GIVEN TASK
Retype all material exactly. Pictures stay out of the copy.

=======

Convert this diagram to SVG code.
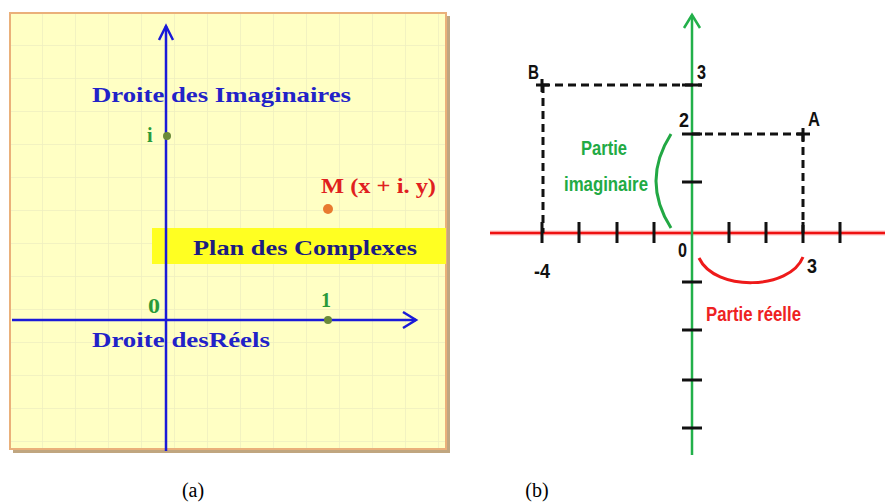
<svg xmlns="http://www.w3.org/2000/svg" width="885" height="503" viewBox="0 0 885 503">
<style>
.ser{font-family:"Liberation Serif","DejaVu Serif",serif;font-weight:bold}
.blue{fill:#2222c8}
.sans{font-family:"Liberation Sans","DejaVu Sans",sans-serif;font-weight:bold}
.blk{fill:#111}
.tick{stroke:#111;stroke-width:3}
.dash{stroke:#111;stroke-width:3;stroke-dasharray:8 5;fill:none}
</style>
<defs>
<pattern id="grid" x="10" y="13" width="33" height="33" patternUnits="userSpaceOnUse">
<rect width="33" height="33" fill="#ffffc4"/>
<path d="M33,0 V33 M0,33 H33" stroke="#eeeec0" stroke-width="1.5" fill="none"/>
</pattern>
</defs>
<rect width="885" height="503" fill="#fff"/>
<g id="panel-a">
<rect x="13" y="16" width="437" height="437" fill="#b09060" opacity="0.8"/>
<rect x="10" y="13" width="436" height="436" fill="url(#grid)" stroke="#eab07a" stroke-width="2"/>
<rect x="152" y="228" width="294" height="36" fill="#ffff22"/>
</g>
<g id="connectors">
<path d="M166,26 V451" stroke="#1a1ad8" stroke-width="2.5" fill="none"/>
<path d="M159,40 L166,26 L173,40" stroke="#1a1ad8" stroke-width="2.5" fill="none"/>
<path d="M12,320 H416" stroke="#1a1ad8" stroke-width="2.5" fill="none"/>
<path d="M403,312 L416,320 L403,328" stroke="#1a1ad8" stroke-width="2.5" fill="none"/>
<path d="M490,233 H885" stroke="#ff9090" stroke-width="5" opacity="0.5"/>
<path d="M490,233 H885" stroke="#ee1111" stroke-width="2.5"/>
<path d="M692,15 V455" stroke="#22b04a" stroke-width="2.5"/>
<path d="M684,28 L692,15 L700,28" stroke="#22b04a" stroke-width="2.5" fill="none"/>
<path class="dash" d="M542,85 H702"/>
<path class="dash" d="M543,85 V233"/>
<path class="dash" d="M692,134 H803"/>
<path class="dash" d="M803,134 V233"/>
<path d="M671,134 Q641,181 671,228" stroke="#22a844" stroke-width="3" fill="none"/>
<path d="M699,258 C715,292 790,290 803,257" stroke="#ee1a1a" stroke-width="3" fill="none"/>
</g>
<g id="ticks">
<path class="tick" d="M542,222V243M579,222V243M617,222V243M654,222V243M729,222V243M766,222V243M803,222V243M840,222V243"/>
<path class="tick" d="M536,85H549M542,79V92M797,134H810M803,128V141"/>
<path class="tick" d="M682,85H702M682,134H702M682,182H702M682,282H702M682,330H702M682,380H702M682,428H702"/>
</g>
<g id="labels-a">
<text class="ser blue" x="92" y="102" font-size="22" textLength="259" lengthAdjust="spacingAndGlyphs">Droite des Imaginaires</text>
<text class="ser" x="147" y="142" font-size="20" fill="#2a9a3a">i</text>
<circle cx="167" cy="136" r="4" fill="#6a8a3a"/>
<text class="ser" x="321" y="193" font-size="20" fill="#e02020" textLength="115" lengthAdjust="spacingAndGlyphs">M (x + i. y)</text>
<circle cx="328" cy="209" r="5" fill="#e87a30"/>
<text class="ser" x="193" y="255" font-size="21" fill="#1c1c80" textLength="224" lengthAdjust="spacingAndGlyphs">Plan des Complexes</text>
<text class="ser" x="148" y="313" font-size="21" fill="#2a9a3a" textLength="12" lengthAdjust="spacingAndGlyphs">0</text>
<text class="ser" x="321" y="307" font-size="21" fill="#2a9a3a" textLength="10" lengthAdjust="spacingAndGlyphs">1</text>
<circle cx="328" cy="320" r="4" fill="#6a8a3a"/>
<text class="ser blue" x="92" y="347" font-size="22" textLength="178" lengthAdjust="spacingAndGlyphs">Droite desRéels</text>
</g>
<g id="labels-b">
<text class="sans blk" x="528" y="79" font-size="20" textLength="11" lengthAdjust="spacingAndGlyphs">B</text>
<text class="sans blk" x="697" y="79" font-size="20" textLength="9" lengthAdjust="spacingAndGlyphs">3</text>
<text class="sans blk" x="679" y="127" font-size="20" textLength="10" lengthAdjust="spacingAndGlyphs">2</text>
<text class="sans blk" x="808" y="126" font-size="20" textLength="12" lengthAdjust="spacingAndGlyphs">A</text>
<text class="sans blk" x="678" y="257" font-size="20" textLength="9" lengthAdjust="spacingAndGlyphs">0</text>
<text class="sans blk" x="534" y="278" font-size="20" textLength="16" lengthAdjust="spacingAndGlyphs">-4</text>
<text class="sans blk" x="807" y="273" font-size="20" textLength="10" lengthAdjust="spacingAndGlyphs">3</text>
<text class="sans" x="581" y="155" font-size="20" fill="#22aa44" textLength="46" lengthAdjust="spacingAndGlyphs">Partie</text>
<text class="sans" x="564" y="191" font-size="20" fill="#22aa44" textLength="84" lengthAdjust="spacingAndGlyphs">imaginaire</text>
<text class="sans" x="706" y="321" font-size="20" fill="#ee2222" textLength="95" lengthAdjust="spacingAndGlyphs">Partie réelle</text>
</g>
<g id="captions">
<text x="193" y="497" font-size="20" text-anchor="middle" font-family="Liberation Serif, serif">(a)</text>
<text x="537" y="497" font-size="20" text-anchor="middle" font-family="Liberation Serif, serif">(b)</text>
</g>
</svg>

=======

CORRECT RESPONSE
Convert this diagram to SVG code.
<svg xmlns="http://www.w3.org/2000/svg" width="885" height="503" viewBox="0 0 885 503">
<style>
.ser{font-family:"Liberation Serif","DejaVu Serif",serif;font-weight:bold}
.blue{fill:#2222c8}
.sans{font-family:"Liberation Sans","DejaVu Sans",sans-serif;font-weight:bold}
.blk{fill:#111}
.tick{stroke:#111;stroke-width:3}
.dash{stroke:#111;stroke-width:3;stroke-dasharray:8 5;fill:none}
</style>
<defs>
<pattern id="grid" x="10" y="13" width="33" height="33" patternUnits="userSpaceOnUse">
<rect width="33" height="33" fill="#ffffc4"/>
<path d="M33,0 V33 M0,33 H33" stroke="#eeeec0" stroke-width="1.5" fill="none"/>
</pattern>
</defs>
<rect width="885" height="503" fill="#fff"/>
<g id="panel-a">
<rect x="13" y="16" width="437" height="437" fill="#b09060" opacity="0.8"/>
<rect x="10" y="13" width="436" height="436" fill="url(#grid)" stroke="#eab07a" stroke-width="2"/>
<rect x="152" y="228" width="294" height="36" fill="#ffff22"/>
</g>
<g id="connectors">
<path d="M166,26 V451" stroke="#1a1ad8" stroke-width="2.5" fill="none"/>
<path d="M159,40 L166,26 L173,40" stroke="#1a1ad8" stroke-width="2.5" fill="none"/>
<path d="M12,320 H416" stroke="#1a1ad8" stroke-width="2.5" fill="none"/>
<path d="M403,312 L416,320 L403,328" stroke="#1a1ad8" stroke-width="2.5" fill="none"/>
<path d="M490,233 H885" stroke="#ff9090" stroke-width="5" opacity="0.5"/>
<path d="M490,233 H885" stroke="#ee1111" stroke-width="2.5"/>
<path d="M692,15 V455" stroke="#22b04a" stroke-width="2.5"/>
<path d="M684,28 L692,15 L700,28" stroke="#22b04a" stroke-width="2.5" fill="none"/>
<path class="dash" d="M542,85 H702"/>
<path class="dash" d="M543,85 V233"/>
<path class="dash" d="M692,134 H803"/>
<path class="dash" d="M803,134 V233"/>
<path d="M671,134 Q641,181 671,228" stroke="#22a844" stroke-width="3" fill="none"/>
<path d="M699,258 C715,292 790,290 803,257" stroke="#ee1a1a" stroke-width="3" fill="none"/>
</g>
<g id="ticks">
<path class="tick" d="M542,222V243M579,222V243M617,222V243M654,222V243M729,222V243M766,222V243M803,222V243M840,222V243"/>
<path class="tick" d="M536,85H549M542,79V92M797,134H810M803,128V141"/>
<path class="tick" d="M682,85H702M682,134H702M682,182H702M682,282H702M682,330H702M682,380H702M682,428H702"/>
</g>
<g id="labels-a">
<text class="ser blue" x="92" y="102" font-size="22" textLength="259" lengthAdjust="spacingAndGlyphs">Droite des Imaginaires</text>
<text class="ser" x="147" y="142" font-size="20" fill="#2a9a3a">i</text>
<circle cx="167" cy="136" r="4" fill="#6a8a3a"/>
<text class="ser" x="321" y="193" font-size="20" fill="#e02020" textLength="115" lengthAdjust="spacingAndGlyphs">M (x + i. y)</text>
<circle cx="328" cy="209" r="5" fill="#e87a30"/>
<text class="ser" x="193" y="255" font-size="21" fill="#1c1c80" textLength="224" lengthAdjust="spacingAndGlyphs">Plan des Complexes</text>
<text class="ser" x="148" y="313" font-size="21" fill="#2a9a3a" textLength="12" lengthAdjust="spacingAndGlyphs">0</text>
<text class="ser" x="321" y="307" font-size="21" fill="#2a9a3a" textLength="10" lengthAdjust="spacingAndGlyphs">1</text>
<circle cx="328" cy="320" r="4" fill="#6a8a3a"/>
<text class="ser blue" x="92" y="347" font-size="22" textLength="178" lengthAdjust="spacingAndGlyphs">Droite desRéels</text>
</g>
<g id="labels-b">
<text class="sans blk" x="528" y="79" font-size="20" textLength="11" lengthAdjust="spacingAndGlyphs">B</text>
<text class="sans blk" x="697" y="79" font-size="20" textLength="9" lengthAdjust="spacingAndGlyphs">3</text>
<text class="sans blk" x="679" y="127" font-size="20" textLength="10" lengthAdjust="spacingAndGlyphs">2</text>
<text class="sans blk" x="808" y="126" font-size="20" textLength="12" lengthAdjust="spacingAndGlyphs">A</text>
<text class="sans blk" x="678" y="257" font-size="20" textLength="9" lengthAdjust="spacingAndGlyphs">0</text>
<text class="sans blk" x="534" y="278" font-size="20" textLength="16" lengthAdjust="spacingAndGlyphs">-4</text>
<text class="sans blk" x="807" y="273" font-size="20" textLength="10" lengthAdjust="spacingAndGlyphs">3</text>
<text class="sans" x="581" y="155" font-size="20" fill="#22aa44" textLength="46" lengthAdjust="spacingAndGlyphs">Partie</text>
<text class="sans" x="564" y="191" font-size="20" fill="#22aa44" textLength="84" lengthAdjust="spacingAndGlyphs">imaginaire</text>
<text class="sans" x="706" y="321" font-size="20" fill="#ee2222" textLength="95" lengthAdjust="spacingAndGlyphs">Partie réelle</text>
</g>
<g id="captions">
<text x="193" y="497" font-size="20" text-anchor="middle" font-family="Liberation Serif, serif">(a)</text>
<text x="537" y="497" font-size="20" text-anchor="middle" font-family="Liberation Serif, serif">(b)</text>
</g>
</svg>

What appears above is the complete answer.